1.6 End Behavior

💡 Learning Objectives (1.6.A.1 – 1.6.A.3)

By the end of this lesson you will be able to:

• Describe what a polynomial does as the input grows without bound (x → ∞) and as it decreases without bound (x → −∞)
• Use the standard limit notation: lim p(x) = ∞ or lim p(x) = −∞ as x → ∞ or x → −∞
• Predict end behavior from the degree (even or odd) and sign of the leading coefficient
• Explain why the leading term dominates all lower-degree terms for large |x|

💡 How we write end behavior

To say that p(x) grows without bound as x grows without bound, we write:

lim p(x) = ∞ as x → ∞.

To say that p(x) plunges to −∞ as x grows toward +∞:

lim p(x) = −∞ as x → ∞.

Similar notation describes the left end as x → −∞.

💡 Leading term rule

The end behavior of a polynomial is identical to the end behavior of its leading term aₙxⁿ.

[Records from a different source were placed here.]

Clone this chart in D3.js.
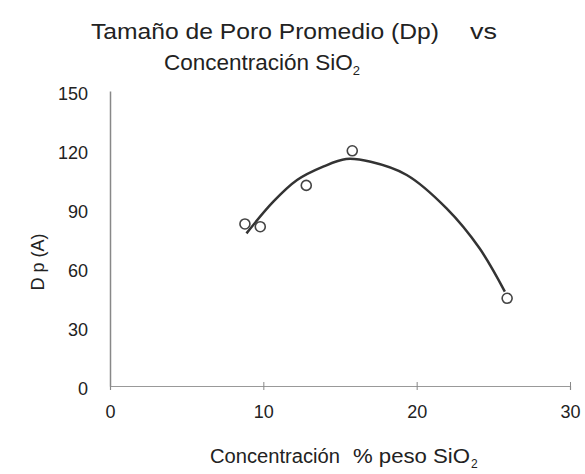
<!DOCTYPE html>
<html>
<head>
<meta charset="utf-8">
<script src="https://cdn.jsdelivr.net/npm/d3@7"></script>
<style>
  body { margin: 0; background: #fff; }
  text { font-family: "Liberation Sans", Arial, sans-serif; fill: #222; white-space: pre; }
</style>
</head>
<body>
<div id="chart"></div>
<script>
// measured points (concentration % SiO2, Dp in A)
var concentration = [8.8, 9.8, 12.8, 15.8, 25.9];
var poreSize = [82.4, 81, 102, 119.6, 44.6];

// trend curve
var trendX = [8.9, 10.65, 12.2, 13.9, 15.4, 17.0, 19.35, 21.95, 24.1, 25.75];
var trendY = [77.6, 93.7, 104.7, 111.5, 115.4, 114, 107.3, 90.3, 70, 48];

var xTicks = [0, 10, 20, 30];
var yTicks = [0, 30, 60, 90, 120, 150];

function main() {
    var W = 585, H = 474;
    var svg = d3.select("#chart").append("svg")
        .attr("width", W).attr("height", H);

    var x = d3.scaleLinear().domain([0, 30]).range([110, 570]);
    var y = d3.scaleLinear().domain([0, 150]).range([386, 91]);

    // title, first line stretched a bit like the scanned original
    svg.append("text")
        .attr("x", 91).attr("y", 39)
        .attr("font-size", "22px")
        .attr("textLength", 348)
        .attr("lengthAdjust", "spacingAndGlyphs")
        .text("Tamaño de Poro Promedio (Dp)");
    svg.append("text")
        .attr("x", 470).attr("y", 39)
        .attr("font-size", "22px")
        .attr("textLength", 27)
        .attr("lengthAdjust", "spacingAndGlyphs")
        .text("vs");
    var t2 = svg.append("text")
        .attr("x", 164).attr("y", 70)
        .attr("font-size", "22.5px");
    t2.append("tspan").text("Concentración SiO");
    t2.append("tspan").attr("font-size", "13px").attr("dy", 5).text("2");

    // y axis
    var yAxis = svg.append("g")
        .attr("transform", "translate(" + x(0) + ",0)")
        .call(d3.axisLeft(y).tickValues(yTicks).tickSize(0).tickPadding(22));
    yAxis.select(".domain").attr("stroke", "#888").attr("stroke-width", 1.5);
    yAxis.selectAll("text")
        .attr("font-size", "18px")
        .attr("font-family", "Liberation Sans, Arial, sans-serif")
        .attr("fill", "#222")
        .attr("dy", "0.45em");

    // x axis
    var xAxis = svg.append("g")
        .attr("transform", "translate(0," + y(0) + ")")
        .call(d3.axisBottom(x).tickValues(xTicks).tickSizeOuter(0).tickSize(4).tickPadding(15));
    xAxis.select(".domain").attr("stroke", "#999").attr("stroke-width", 1.2);
    xAxis.selectAll(".tick line").attr("stroke", "#888").attr("y1", -4);
    xAxis.selectAll("text")
        .attr("font-size", "18px")
        .attr("font-family", "Liberation Sans, Arial, sans-serif")
        .attr("fill", "#555");

    // axis labels
    svg.append("text")
        .attr("x", 210).attr("y", 463)
        .attr("font-size", "19.5px")
        .attr("textLength", 130)
        .attr("lengthAdjust", "spacingAndGlyphs")
        .text("Concentración");
    svg.append("text")
        .attr("x", 353).attr("y", 463)
        .attr("font-size", "19.5px")
        .attr("textLength", 117)
        .attr("lengthAdjust", "spacingAndGlyphs")
        .text("% peso SiO");
    svg.append("text")
        .attr("x", 471).attr("y", 468)
        .attr("font-size", "12px")
        .text("2");

    svg.append("text")
        .attr("transform", "translate(44,262) rotate(-90)")
        .attr("text-anchor", "middle")
        .attr("font-size", "18px")
        .text("D p (A)");

    // trend curve
    var trend = trendX.map(function (d, i) { return [d, trendY[i]]; });
    var line = d3.line()
        .x(function (d) { return x(d[0]); })
        .y(function (d) { return y(d[1]); })
        .curve(d3.curveCatmullRom);
    svg.append("path")
        .attr("d", line(trend))
        .attr("fill", "none")
        .attr("stroke", "#333")
        .attr("stroke-width", 2.5);

    // points
    svg.append("g").selectAll("circle")
        .data(concentration)
        .join("circle")
        .attr("cx", function (d) { return x(d); })
        .attr("cy", function (d, i) { return y(poreSize[i]); })
        .attr("r", 5)
        .attr("fill", "none")
        .attr("stroke", "#444")
        .attr("stroke-width", 1.6);
}

main();
</script>
</body>
</html>
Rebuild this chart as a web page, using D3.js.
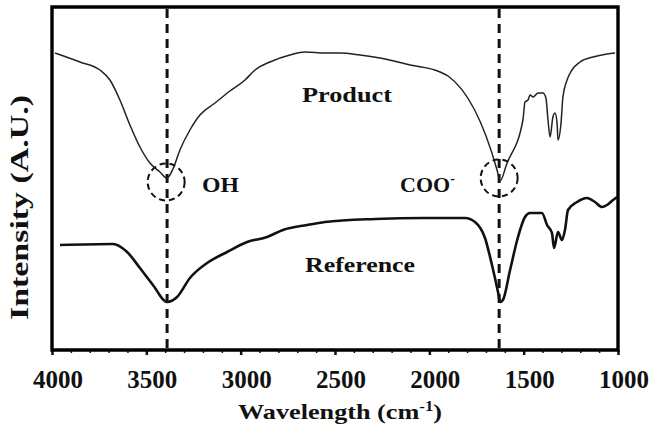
<!DOCTYPE html>
<html lang="en">
<head>
  <meta charset="utf-8">
  <script src="https://d3js.org/d3.v7.min.js"></script>
  <style>
    body { margin: 0; background: #fff; }
    text { font-family: "Liberation Serif", "Times New Roman", serif; font-weight: bold; fill: #111; }
  </style>
</head>
<body>
<script>
  var width = 650,
      height = 429;

  // spectra (wavenumber in cm-1, intensity in A.U.)
  var productWave = [3984, 3852, 3746, 3693, 3640, 3587, 3534, 3481, 3428, 3390, 3359, 3322, 3269, 3216, 3136, 3057,
    2977, 2924, 2845, 2739, 2659, 2553, 2473, 2367, 2261, 2102, 1943, 1901, 1641, 1625, 1590, 1504, 1493, 1477,
    1466, 1450, 1424, 1398, 1382, 1371, 1360, 1345, 1334, 1323, 1318, 1302, 1292, 1270, 1244, 1201, 1132, 1058, 1016];
  var productInt = [297, 288, 280, 270, 250, 225, 203, 187, 178, 172, 181, 200, 220, 235, 247, 259,
    270, 280, 288, 295, 298, 297, 297, 295, 292, 285, 278, 274, 180, 169, 186, 230, 248, 250,
    255, 253, 257, 257, 252, 230, 213, 233, 237, 227, 210, 227, 253, 270, 280, 288, 293, 296, 297];

  var refWave = [3958, 3677, 3602, 3534, 3465, 3390, 3337, 3269, 3178, 3072, 2966, 2860, 2776, 2648, 2553, 2288,
    2023, 1811, 1758, 1705, 1668, 1636, 1625, 1610, 1572, 1530, 1493, 1466, 1403, 1376, 1350, 1339, 1318, 1297,
    1281, 1265, 1217, 1164, 1122, 1085, 1058, 1026, 1005];
  var refInt = [105, 106, 98, 82, 65, 48, 53, 72, 87, 98, 108, 113, 120, 125, 128, 131,
    132, 132, 128, 112, 85, 58, 48, 50, 80, 113, 133, 137, 137, 125, 117, 102, 118, 110,
    120, 140, 148, 152, 148, 143, 145, 150, 153];

  var xTicks = [4000, 3500, 3000, 2500, 2000, 1500, 1000];
  var bandWave = [3390, 1630];          // dashed marker lines
  var circleWave = [3395, 1630];        // dashed circles on the product curve
  var circleInt = [168, 172];

  var svg = d3.select('body')
    .append('svg')
    .attr('width', width)
    .attr('height', height);

  var x = d3.scaleLinear().domain([4000, 1000]).range([52, 618]);
  var y = d3.scaleLinear().domain([0, 343]).range([350, 7]);

  var line = d3.line()
    .x(function(d) { return x(d[0]); })
    .y(function(d) { return y(d[1]); })
    .curve(d3.curveMonotoneX);

  var product = d3.zip(productWave, productInt);
  var reference = d3.zip(refWave, refInt);

  // dashed marker lines
  svg.selectAll('.band')
    .data(bandWave)
    .join('line')
    .attr('x1', function(d) { return x(d); })
    .attr('x2', function(d) { return x(d); })
    .attr('y1', 9)
    .attr('y2', 349)
    .attr('stroke', '#111')
    .attr('stroke-width', 3)
    .attr('stroke-dasharray', '9,6');

  svg.append('path')
    .datum(product)
    .attr('d', line)
    .attr('fill', 'none')
    .attr('stroke', '#222')
    .attr('stroke-width', 1.5);

  svg.append('path')
    .datum(reference)
    .attr('d', line)
    .attr('fill', 'none')
    .attr('stroke', '#111')
    .attr('stroke-width', 2.6);

  svg.selectAll('.ring')
    .data(d3.zip(circleWave, circleInt))
    .join('circle')
    .attr('cx', function(d) { return x(d[0]); })
    .attr('cy', function(d) { return y(d[1]); })
    .attr('r', 18.5)
    .attr('fill', 'none')
    .attr('stroke', '#111')
    .attr('stroke-width', 2)
    .attr('stroke-dasharray', '6,4');

  // bottom axis, ticks outward
  var xAxis = d3.axisBottom(x)
    .tickValues(xTicks)
    .tickSize(5)
    .tickFormat('');
  var gx = svg.append('g').attr('transform', 'translate(0,350)').call(xAxis);
  gx.select('.domain').remove();
  gx.selectAll('line').attr('stroke', '#111').attr('stroke-width', 2.5);

  var minor = d3.axisBottom(x)
    .tickValues(d3.range(3900, 1000, -100).filter(function(v) { return v % 500 != 0; }))
    .tickSize(3)
    .tickFormat('');
  var gm = svg.append('g').attr('transform', 'translate(0,350)').call(minor);
  gm.select('.domain').remove();
  gm.selectAll('line').attr('stroke', '#111').attr('stroke-width', 1.5);

  svg.selectAll('.xlab')
    .data(xTicks)
    .join('text')
    .attr('x', function(d) { return x(d) + 6; })
    .attr('y', 388)
    .attr('text-anchor', 'middle')
    .style('font-size', '25px')
    .text(function(d) { return d; });

  // frame drawn from the scale ends
  var x0 = x(4000), x1 = x(1000), y0 = y(343), y1 = y(0);
  svg.append('path')
    .attr('d', 'M' + x0 + ',' + y0 + 'H' + x1 + 'V' + y1 + 'H' + x0 + 'Z')
    .attr('fill', 'none')
    .attr('stroke', '#000')
    .attr('stroke-width', 3.4)
    .attr('stroke-linejoin', 'miter');

  // labels
  var xt = svg.append('text')
    .attr('x', 238).attr('y', 419)
    .attr('textLength', 204).attr('lengthAdjust', 'spacingAndGlyphs')
    .style('font-size', '22px');
  xt.append('tspan').text('Wavelength (cm');
  xt.append('tspan').attr('dy', -8).style('font-size', '14px').text('-1');
  xt.append('tspan').attr('dy', 8).text(')');

  svg.append('text')
    .attr('transform', 'translate(28,320) rotate(-90)')
    .attr('textLength', 225).attr('lengthAdjust', 'spacingAndGlyphs')
    .style('font-size', '25px')
    .text('Intensity (A.U.)');

  svg.append('text')
    .attr('x', 302).attr('y', 102)
    .attr('textLength', 90).attr('lengthAdjust', 'spacingAndGlyphs')
    .style('font-size', '22px')
    .text('Product');

  svg.append('text')
    .attr('x', 305).attr('y', 272)
    .attr('textLength', 110).attr('lengthAdjust', 'spacingAndGlyphs')
    .style('font-size', '22px')
    .text('Reference');

  svg.append('text')
    .attr('x', 202).attr('y', 192)
    .attr('textLength', 37).attr('lengthAdjust', 'spacingAndGlyphs')
    .style('font-size', '22px')
    .text('OH');

  var coo = svg.append('text')
    .attr('x', 400).attr('y', 192)
    .style('font-size', '22px');
  coo.append('tspan').text('COO');
  coo.append('tspan').attr('dy', -9).style('font-size', '14px').text('-');
</script>
</body>
</html>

So to determine end behavior, you only need two pieces of information:

• Is the degree n even or odd?
• Is the leading coefficient aₙ positive or negative?

even (e.g. 2, 4, 6, …)

positive

+∞

+∞

even

negative

−∞

−∞

odd (e.g. 1, 3, 5, …)

positive

+∞

−∞

odd

negative

−∞

+∞

📘 Example — Predicting end behavior

For p(x) = −3x⁴ + 2x³ − 7:

Leading term is −3x⁴. Degree 4 is even, leading coefficient −3 is negative.

→ Both ends head to −∞.

In limit notation: lim p(x) = −∞ as x → ∞, and lim p(x) = −∞ as x → −∞.

📘 Example — Another

For q(x) = 2x⁵ − x² + 8:

Leading term 2x⁵. Degree 5 is odd, leading coefficient +2 is positive.

→ Right end goes to +∞; left end goes to −∞.

In limit notation: lim q(x) = ∞ as x → ∞ and lim q(x) = −∞ as x → −∞.

📘 Example — Designing a polynomial with given end behavior

Find a polynomial whose graph rises to +∞ on the right and rises to +∞ on the left.

Both ends up ⇒ even degree, positive leading coefficient.

Lowest possible: a degree-2 polynomial like p(x) = x². Or degree 4: p(x) = x⁴ − 3x² + 2. Many possibilities.

📘 Example — Another

Find a polynomial whose left end goes to +∞ and right end goes to −∞.

Opposite ends ⇒ odd degree. Right end down ⇒ negative leading coefficient.

Lowest possible: p(x) = −x. Or p(x) = −x³ + 2x. Or p(x) = −2x⁵ + x − 1.

💡 Pattern to memorize

• Even degree, positive leading coeff → ‘both ends UP’ (think x² or x⁴).
• Even degree, negative leading coeff → ‘both ends DOWN’ (think −x² or −x⁴).
• Odd degree, positive leading coeff → ‘DOWN on the left, UP on the right’ (think x³ or x⁵).
• Odd degree, negative leading coeff → ‘UP on the left, DOWN on the right’ (think −x³ or −x⁵).

⚠️ End behavior tells you only what happens at the ends

Don't confuse end behavior with what the polynomial does in the middle. A polynomial whose ends both go to +∞ can still dive deeply into negative territory in the middle (think x⁴ − 10x² = x²(x² − 10) which is negative on (−√10, 0) and (0, √10) — but climbs to +∞ on both ends).